Almost a decade ago, I started developing weird games and animations in Flash. I got interested in the ubiquitous online Flash games we had at the time, and I started reimplementing whatever I was curious about.

Recently, I found some of my old Flash games in some dusty corner of my backups. Why was making those Flash games so much more fun than the programming I have been doing recently? One reason was that Flash was super cool. But surely there must be other cool things these days as well?

One plausible reason could be: once you understand how something works on a higher level, the "magic" dissappears. For example: if you've always been interested in how code compiles, and then you build a toy compiler, that "magic" dissappears. Sure, you still have a lot to learn beyond building a toy compiler, but then the question is: do you actually want to learn the boring details?

I now think that the "boring" stuff is extremely important. An ideal situation would be if you could do what you're interested in 100% of the time. But we don't live in an ideal world. The back-and-forth between boring and interesting stuff (in a healthy ratio) is important.

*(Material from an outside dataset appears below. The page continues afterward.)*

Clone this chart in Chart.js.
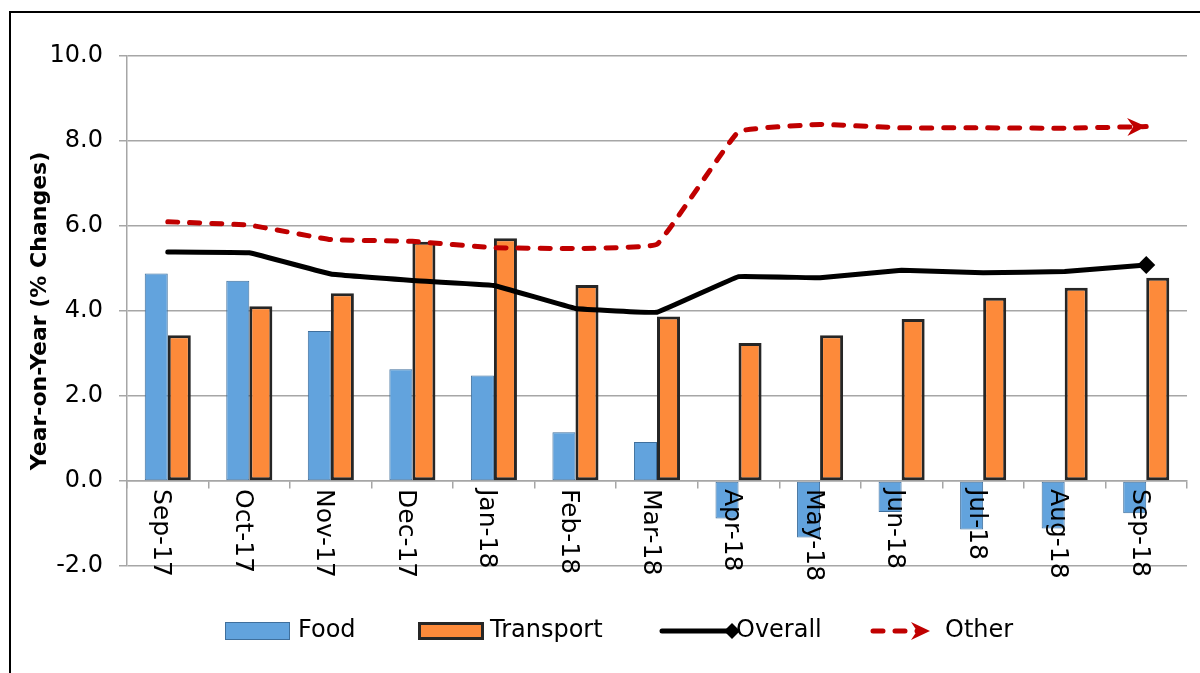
<!DOCTYPE html>
<html>
<head>
<meta charset="utf-8">
<title>Year-on-Year Changes</title>
<script src="https://cdn.jsdelivr.net/npm/chart.js@4.4.1/dist/chart.umd.min.js"></script>
<style>
  body { margin: 0; background: #ffffff; }
  .frame {
    position: absolute; left: 9px; top: 11px; width: 1300px; height: 800px;
    border-top: 2px solid #000; border-left: 2px solid #000;
  }
  .chart-wrap { position: absolute; left: 0; top: 0; width: 1200px; height: 673px; }
</style>
</head>
<body>
<div class="frame"></div>
<div class="chart-wrap">
  <canvas id="cpiChart" width="1200" height="673"></canvas>
</div>
<script>
// chart data
const months = ['Sep-17', 'Oct-17', 'Nov-17', 'Dec-17', 'Jan-18', 'Feb-18', 'Mar-18',
  'Apr-18', 'May-18', 'Jun-18', 'Jul-18', 'Aug-18', 'Sep-18'];
const foodValues = [4.88, 4.71, 3.53, 2.63, 2.48, 1.15, 0.92, -0.88, -1.33, -0.73, -1.14, -1.12, -0.76];
const transportValues = [3.43, 4.11, 4.42, 5.63, 5.71, 4.61, 3.87, 3.25, 3.43, 3.81, 4.31, 4.55, 4.78];
const overallValues = [5.39, 5.37, 4.87, 4.72, 4.60, 4.06, 3.97, 4.81, 4.78, 4.96, 4.90, 4.93, 5.08];
const otherValues = [6.10, 6.02, 5.68, 5.64, 5.49, 5.47, 5.57, 8.22, 8.39, 8.31, 8.31, 8.30, 8.34];
const yTicks = [-2, 0, 2, 4, 6, 8, 10];
const seriesNames = ['Food', 'Transport', 'Overall', 'Other'];

const BLUE = '#62a3dd';
const BLUE_EDGE = '#3f6f9c';
const ORANGE = '#fd8a3a';
const DARK = '#262626';
const RED = '#c00000';
const GRID = '#a6a6a6';
const FONT = 'DejaVu Sans';

Chart.defaults.font.family = FONT;
Chart.defaults.color = '#000';

// month labels read top to bottom, hanging under the zero line
const monthLabels = {
  id: 'monthLabels',
  afterDraw(chart) {
    const { ctx, scales } = chart;
    const y0 = scales.y.getPixelForValue(0);
    ctx.save();
    ctx.font = '25px ' + FONT;
    ctx.fillStyle = '#000';
    ctx.textAlign = 'left';
    ctx.textBaseline = 'middle';
    months.forEach((m, i) => {
      const x = scales.x.getPixelForValue(i) - 7;
      ctx.save();
      ctx.translate(x, y0 + 8);
      ctx.rotate(Math.PI / 2);
      ctx.fillText(m, 0, 0);
      ctx.restore();
    });
    ctx.restore();
  }
};

// arrow head at the end of the "Other" line
const arrowHead = {
  id: 'arrowHead',
  afterDatasetsDraw(chart) {
    const meta = chart.getDatasetMeta(3);
    const pts = meta.data;
    const tip = pts[pts.length - 1];
    const prev = pts[pts.length - 2];
    const ang = Math.atan2(tip.y - prev.y, tip.x - prev.x);
    drawArrow(chart.ctx, tip.x, tip.y, ang, RED);
  }
};

function drawArrow(ctx, x, y, ang, color) {
  ctx.save();
  ctx.translate(x, y);
  ctx.rotate(ang);
  ctx.fillStyle = color;
  ctx.beginPath();
  ctx.moveTo(0, 0);
  ctx.lineTo(-19, -9);
  ctx.lineTo(-13, 0);
  ctx.lineTo(-19, 9);
  ctx.closePath();
  ctx.fill();
  ctx.restore();
}

// legend below the plot
const bottomLegend = {
  id: 'bottomLegend',
  afterDraw(chart) {
    const { ctx } = chart;
    const cy = 631;
    const starts = [225, 418, 660, 870];
    ctx.save();
    ctx.font = '24px ' + FONT;
    ctx.textBaseline = 'middle';
    ctx.textAlign = 'left';

    // Food
    ctx.fillStyle = BLUE;
    ctx.fillRect(starts[0], cy - 9, 65, 18);
    ctx.strokeStyle = BLUE_EDGE;
    ctx.lineWidth = 1;
    ctx.strokeRect(starts[0] + 0.5, cy - 8.5, 64, 17);
    ctx.fillStyle = '#000';
    ctx.fillText(seriesNames[0], starts[0] + 73, cy);

    // Transport
    ctx.fillStyle = ORANGE;
    ctx.fillRect(starts[1], cy - 9, 66, 18);
    ctx.strokeStyle = DARK;
    ctx.lineWidth = 3;
    ctx.strokeRect(starts[1] + 1.5, cy - 7.5, 63, 15);
    ctx.fillStyle = '#000';
    ctx.fillText(seriesNames[1], starts[1] + 72, cy);

    // Overall
    ctx.strokeStyle = '#000';
    ctx.lineWidth = 5;
    ctx.lineCap = 'round';
    ctx.beginPath();
    ctx.moveTo(starts[2] + 2, cy);
    ctx.lineTo(starts[2] + 70, cy);
    ctx.stroke();
    ctx.fillStyle = '#000';
    ctx.beginPath();
    ctx.moveTo(starts[2] + 72, cy - 8);
    ctx.lineTo(starts[2] + 80, cy);
    ctx.lineTo(starts[2] + 72, cy + 8);
    ctx.lineTo(starts[2] + 64, cy);
    ctx.closePath();
    ctx.fill();
    ctx.fillText(seriesNames[2], starts[2] + 76, cy);

    // Other
    ctx.strokeStyle = RED;
    ctx.lineWidth = 5;
    ctx.setLineDash([10, 12]);
    ctx.beginPath();
    ctx.moveTo(starts[3] + 3, cy);
    ctx.lineTo(starts[3] + 50, cy);
    ctx.stroke();
    ctx.setLineDash([]);
    drawArrow(ctx, starts[3] + 60, cy, 0, RED);
    ctx.fillStyle = '#000';
    ctx.fillText(seriesNames[3], starts[3] + 75, cy);
    ctx.restore();
  }
};

const ctx = document.getElementById('cpiChart').getContext('2d');
new Chart(ctx, {
  type: 'bar',
  data: {
    labels: months,
    datasets: [
      {
        label: seriesNames[0],
        data: foodValues,
        backgroundColor: BLUE,
        borderColor: BLUE_EDGE,
        borderWidth: 1,
        borderSkipped: false,
        order: 2
      },
      {
        label: seriesNames[1],
        data: transportValues,
        backgroundColor: ORANGE,
        borderColor: DARK,
        borderWidth: 3,
        borderSkipped: false,
        order: 2
      },
      {
        type: 'line',
        label: seriesNames[2],
        data: overallValues,
        borderColor: '#000',
        backgroundColor: '#000',
        borderWidth: 5,
        borderJoinStyle: 'round',
        borderCapStyle: 'round',
        tension: 0.05,
        pointStyle: 'rectRot',
        pointRadius: overallValues.map((v, i) => (i === overallValues.length - 1 ? 9 : 0)),
        pointBorderWidth: 0,
        order: 1
      },
      {
        type: 'line',
        label: seriesNames[3],
        data: otherValues,
        borderColor: RED,
        borderWidth: 5,
        borderDash: [10, 12],
        borderCapStyle: 'round',
        borderJoinStyle: 'round',
        tension: 0.08,
        pointRadius: 0,
        order: 0
      }
    ]
  },
  options: {
    responsive: false,
    animation: false,
    layout: { padding: { left: 0, top: 56, right: 13, bottom: 107 } },
    datasets: {
      bar: { categoryPercentage: 0.565, barPercentage: 1.0 }
    },
    plugins: {
      legend: { display: false },
      tooltip: { enabled: false }
    },
    scales: {
      x: {
        position: { y: 0 },
        offset: true,
        grid: {
          offset: true,
          drawOnChartArea: false,
          drawTicks: true,
          tickLength: 7,
          color: GRID,
          lineWidth: 1.5
        },
        border: { display: true, color: GRID, width: 1.5 },
        ticks: { display: false }
      },
      y: {
        min: -2,
        max: 10,
        afterFit(scale) { scale.width = 127; },
        afterBuildTicks(scale) { scale.ticks = yTicks.map(v => ({ value: v })); },
        grid: { color: GRID, lineWidth: 1.5, tickLength: 8 },
        border: { display: true, color: GRID, width: 1.5 },
        ticks: {
          padding: 16,
          font: { size: 24 },
          callback: v => v.toFixed(1)
        },
        title: {
          display: true,
          text: 'Year-on-Year (% Changes)',
          font: { size: 22, weight: 'bold' },
          padding: { top: 27, bottom: 0 }
        }
      }
    }
  },
  plugins: [monthLabels, arrowHead, bottomLegend]
});
</script>
</body>
</html>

The most important thing is that there should be progress. So long as you keep moving forward, you will reach your destination; but if you stop moving, you will never reach it.

- Eliezer Yudkowsky

While I like to focus more on the journey than the destination, I have realized that expecting the journey to be interesting 100% of the time doesn't work. Doing "boring" stuff is better than doing nothing at all. If you stop doing boring stuff, you miss out on opportunities that lead to interesting experiences later on.